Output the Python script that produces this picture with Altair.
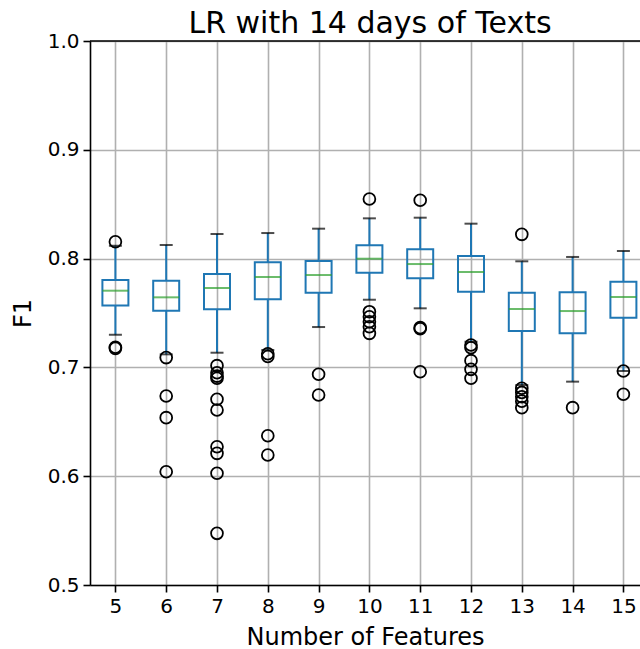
import altair as alt
import pandas as pd

features = [5, 6, 7, 8, 9, 10, 11, 12, 13, 14, 15]
whis_hi = [0.8118, 0.8125, 0.8226, 0.8235, 0.8275, 0.8370, 0.8376, 0.8321, 0.7975, 0.8015, 0.8070]
q3 = [0.7803, 0.7797, 0.7858, 0.7966, 0.7978, 0.8122, 0.8085, 0.8024, 0.7687, 0.7690, 0.7788]
median = [0.7705, 0.7644, 0.7730, 0.7831, 0.7849, 0.7999, 0.7950, 0.7877, 0.7537, 0.7518, 0.7647]
q1 = [0.7570, 0.7521, 0.7534, 0.7626, 0.7687, 0.7870, 0.7819, 0.7696, 0.7335, 0.7313, 0.7457]
whis_lo = [0.7300, 0.7120, 0.7135, 0.7160, 0.7371, 0.7622, 0.7543, 0.7236, 0.6838, 0.6869, 0.6967]

outliers = {
    5: [0.8155, 0.7185, 0.7175],
    6: [0.7090, 0.6737, 0.6538, 0.6041],
    7: [0.7016, 0.6951, 0.6920, 0.6900, 0.6707, 0.6608, 0.6271, 0.6210, 0.6027, 0.5475],
    8: [0.7125, 0.7100, 0.6372, 0.6195],
    9: [0.6937, 0.6746],
    10: [0.8548, 0.7512, 0.7466, 0.7420, 0.7374, 0.7313],
    11: [0.8536, 0.7365, 0.7355, 0.6960],
    12: [0.7206, 0.7181, 0.7062, 0.6982, 0.6900],
    13: [0.8223, 0.6808, 0.6770, 0.6730, 0.6690, 0.6630],
    14: [0.6630],
    15: [0.6967, 0.6753],
}

x_ticks = features
y_ticks = [0.5, 0.6, 0.7, 0.8, 0.9, 1.0]

stats = pd.DataFrame({
    "feature": features, "whis_hi": whis_hi, "q3": q3,
    "median": median, "q1": q1, "whis_lo": whis_lo,
})
fl = pd.DataFrame(
    [{"feature": k, "value": v} for k, vals in outliers.items() for v in vals]
)

FONT = "DejaVu Sans"
BLUE = "#1f77b4"
GREEN = "#2ca02c"
PX_PER_UNIT = 50.8
W = 550
H = 544

x_axis = alt.Axis(
    values=x_ticks, title="Number of Features", grid=True, gridColor="#b0b0b0",
    gridWidth=1.6, domainColor="black", domainWidth=1.6, tickColor="black",
    tickWidth=1.6, tickSize=7, labelFontSize=20, labelColor="black", labelFont=FONT,
    labelPadding=4, titleFontSize=24, titleFont=FONT, titleFontWeight="normal",
    titleColor="black", titlePadding=9, labelFlush=False,
)
y_axis = alt.Axis(
    values=y_ticks, format=".1f", title="F1", grid=True, gridColor="#b0b0b0",
    gridWidth=1.6, domainColor="black", domainWidth=1.6, tickColor="black",
    tickWidth=1.6, tickSize=7, labelFontSize=20, labelColor="black", labelFont=FONT,
    labelPadding=4, titleFontSize=24, titleFont=FONT, titleFontWeight="normal",
    titleColor="black", titlePadding=12, labelFlush=False,
)
x_scale = alt.Scale(domain=[4.5, 4.5 + W / PX_PER_UNIT], nice=False, zero=False, padding=0)
y_scale = alt.Scale(domain=[0.5, 1.0], nice=False, zero=False, padding=0)


def X():
    return alt.X("feature:Q", scale=x_scale, axis=x_axis)


def Yf(field):
    return alt.Y(f"{field}:Q", scale=y_scale, axis=y_axis)


base = alt.Chart(stats)

whisk_up = base.mark_rule(color=BLUE, strokeWidth=2).encode(
    x=X(), y=Yf("q3"), y2="whis_hi:Q")
whisk_lo = base.mark_rule(color=BLUE, strokeWidth=2).encode(
    x=X(), y=Yf("whis_lo"), y2="q1:Q")
box = base.mark_bar(size=26, fillOpacity=0, stroke=BLUE, strokeWidth=2).encode(
    x=X(), y=Yf("q1"), y2="q3:Q")
med = base.mark_tick(orient="horizontal", size=26, thickness=2, color=GREEN).encode(
    x=X(), y=Yf("median"))
cap_hi = base.mark_tick(orient="horizontal", size=13, thickness=2, color="black").encode(
    x=X(), y=Yf("whis_hi"))
cap_lo = base.mark_tick(orient="horizontal", size=13, thickness=2, color="black").encode(
    x=X(), y=Yf("whis_lo"))
fliers = alt.Chart(fl).mark_point(
    shape="circle", size=140, filled=False, color="black", strokeWidth=1.8, opacity=1
).encode(x=X(), y=Yf("value"))

top_spine = alt.Chart(pd.DataFrame({"v": [1.0]})).mark_rule(
    color="black", strokeWidth=1.6).encode(y=alt.Y("v:Q", scale=y_scale, axis=y_axis))

chart = alt.layer(
    whisk_up, whisk_lo, box, med, cap_hi, cap_lo, fliers, top_spine
).properties(
    width=W, height=H,
    title=alt.TitleParams("LR with 14 days of Texts", fontSize=30, font=FONT,
                          fontWeight="normal", color="black", anchor="middle",
                          offset=-8, dx=5),
    padding={"left": 90, "top": 41, "right": 0, "bottom": 64},
    autosize="none",
).configure_view(strokeWidth=0).configure(font=FONT)

chart.save("out.html", embed_options={"renderer": "svg", "actions": False})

..............................

» Set exercise:
Collect each line containing the string "with".

» Correct answer:
Output the Python script that produces this picture with Altair.
    title=alt.TitleParams("LR with 14 days of Texts", fontSize=30, font=FONT,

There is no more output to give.